Why should a person in Johannesburg or Cape Town work harder if it does not change their pay, their title, or the kind of rooms they are allowed into? That is the question Workaholic answers, and it starts with a blunt premise: effort only matters when it is turned into leverage. We write for people who want better outcomes from their careers, whether that means a promotion, a stronger client book, a cleaner side income, or the sort of reputation that makes opportunities arrive with less chasing. The site is built for readers who already know hard work is not rare in South Africa; the real problem is making that work count.
Workaholic does not try to sound clever about work. It takes a practical route: define the result, break it into actions, and show how the action changes the outcome. If we are discussing how to ask for a salary increase, we do not stop at confidence talk. We look at the evidence to bring to a manager, the timing that makes sense in a local office, and the language that keeps the discussion firm without becoming theatrical. If the topic is productivity, we do not praise hustle for its own sake; we look at how a person in a demanding job can protect focus, finish more, and still leave the office with enough energy to repeat the process tomorrow. The value is in translation: big career ideas turned into steps you can use on an actual workweek, not in a motivational quote.
The site covers Career Growth, Work Harder, Goal Setting, Income Growth, Professional Status, Leadership, Productivity, Promotion Strategy, Entrepreneur Mindset, Side Income, Personal Branding, Networking, Workplace Politics, Discipline, High Performance, Burnout Avoidance, Money Habits, Skill Building, and Sharper Thinking. Each category asks a specific question. Career Growth asks what to do when you are capable but stuck. Goal Setting asks how to set targets that survive a busy month and a weak economy. Income Growth asks how to earn more without waiting for permission. Professional Status asks what makes people take you seriously in meetings, on LinkedIn, and in your industry. Leadership asks how to manage when the team is tired, the budget is tight, and standards still matter. Side Income asks where extra rand can come from without pretending every side hustle is scalable. Workplace Politics asks how to read the room without losing your spine. Money Habits asks what disciplined spending and saving look like when rent, transport, and family obligations are all competing at once. Skill Building asks which abilities actually move a career forward, not just fill a CV.

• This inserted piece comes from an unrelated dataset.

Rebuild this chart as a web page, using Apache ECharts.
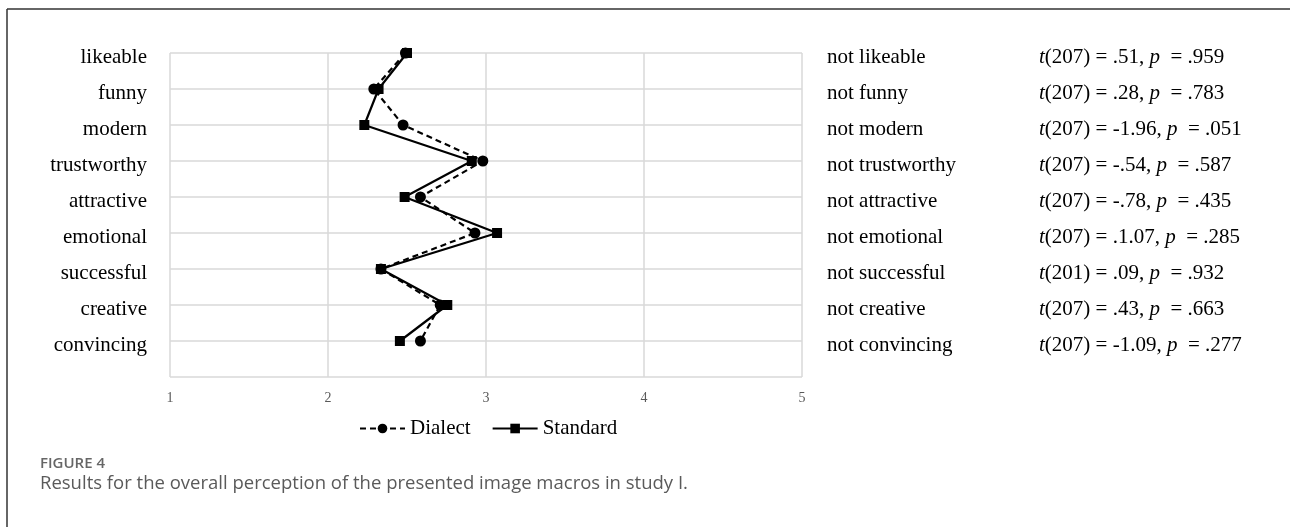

Workaholic is independent in the old-fashioned sense: if a piece reads like a paid placement, it does not belong here. We do not dress up sponsorship as advice, and we do not confuse access with truth. When we name a tactic, we expect it to work in practice. When we praise a leader, we do it because the record supports it. When we criticise a habit, we do it because it wastes time, money, or standing. That standard applies whether the subject is a corporate climb, a small business, or a person trying to build something respectable in a country where many people are already working hard and still not getting enough back for it.